- REQUIRED WORK -
Locate the string "chart" in the listing below. Copy every line where it is found.

══ COLLECTED DATA ══

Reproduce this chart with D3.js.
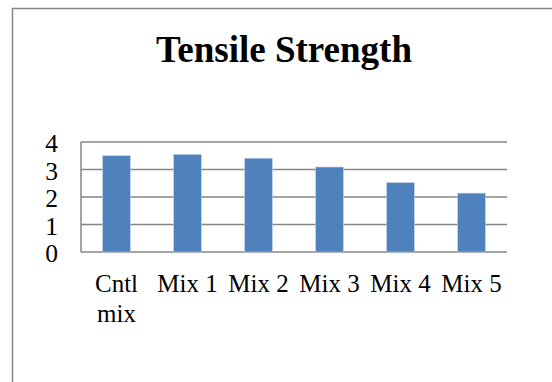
<!DOCTYPE html>
<html>
<head>
<meta charset="utf-8">
<script src="https://cdn.jsdelivr.net/npm/d3@7"></script>
<style>
  html, body { margin: 0; padding: 0; background: #fff; }
  svg { display: block; }
  text { font-family: "Liberation Serif", "Times New Roman", serif; fill: #000; }
</style>
</head>
<body>
<script>
// Tensile strength per mix
const categories = ["Cntl mix", "Mix 1", "Mix 2", "Mix 3", "Mix 4", "Mix 5"];
const values = [3.50, 3.55, 3.41, 3.09, 2.52, 2.14];
const yTicks = [0, 1, 2, 3, 4];
const title = "Tensile Strength";

const W = 552, H = 382;
const svg = d3.select("body").append("svg").attr("width", W).attr("height", H);

// chart frame
svg.append("rect")
  .attr("x", 12.5).attr("y", 8.5)
  .attr("width", 560).attr("height", 400)
  .attr("fill", "#fff").attr("stroke", "#868686").attr("stroke-width", 1.5);

svg.append("text")
  .attr("x", 284).attr("y", 62)
  .attr("text-anchor", "middle")
  .attr("font-size", 37).attr("font-weight", "bold")
  .text(title);

const plot = { left: 81, right: 507, top: 142, bottom: 252 };

const x = d3.scaleBand().domain(categories)
  .range([plot.left, plot.right]).paddingInner(0.61).paddingOuter(0.305);
const y = d3.scaleLinear().domain([0, 4]).range([plot.bottom, plot.top]);

// horizontal gridlines
svg.append("g").selectAll("line").data(yTicks).join("line")
  .attr("x1", plot.left).attr("x2", plot.right)
  .attr("y1", d => y(d)).attr("y2", d => y(d))
  .attr("stroke", "#868686").attr("stroke-width", 1.5);

// value axis line
svg.append("line")
  .attr("x1", plot.left).attr("x2", plot.left)
  .attr("y1", plot.top).attr("y2", plot.bottom)
  .attr("stroke", "#868686").attr("stroke-width", 1.5);

// bars
svg.append("g").selectAll("rect").data(values).join("rect")
  .attr("x", (d, i) => x(categories[i]))
  .attr("width", x.bandwidth())
  .attr("y", d => y(d))
  .attr("height", d => y(0) - y(d))
  .attr("fill", "#4F81BD")
  .attr("stroke", "#bcd0e8").attr("stroke-width", 0.6);

// value axis labels
svg.append("g").selectAll("text").data(yTicks).join("text")
  .attr("x", 58).attr("y", d => y(d) + 10)
  .attr("text-anchor", "end")
  .attr("font-size", 25.5)
  .text(d => d);

// category labels, wrapped onto two lines where needed
const catBand = d3.scaleBand().domain(categories).range([plot.left, plot.right]);
const lab = svg.append("g").selectAll("text").data(categories).join("text")
  .attr("font-size", 25)
  .attr("text-anchor", "middle");
lab.each(function(d) {
  const cx = catBand(d) + catBand.bandwidth() / 2;
  const parts = d === "Cntl mix" ? ["Cntl", "mix"] : [d];
  d3.select(this).selectAll("tspan").data(parts).join("tspan")
    .attr("x", cx)
    .attr("y", (p, j) => 292 + j * 30)
    .text(p => p);
});
</script>
</body>
</html>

═══

- RESPONSE -
Reproduce this chart with D3.js.
// chart frame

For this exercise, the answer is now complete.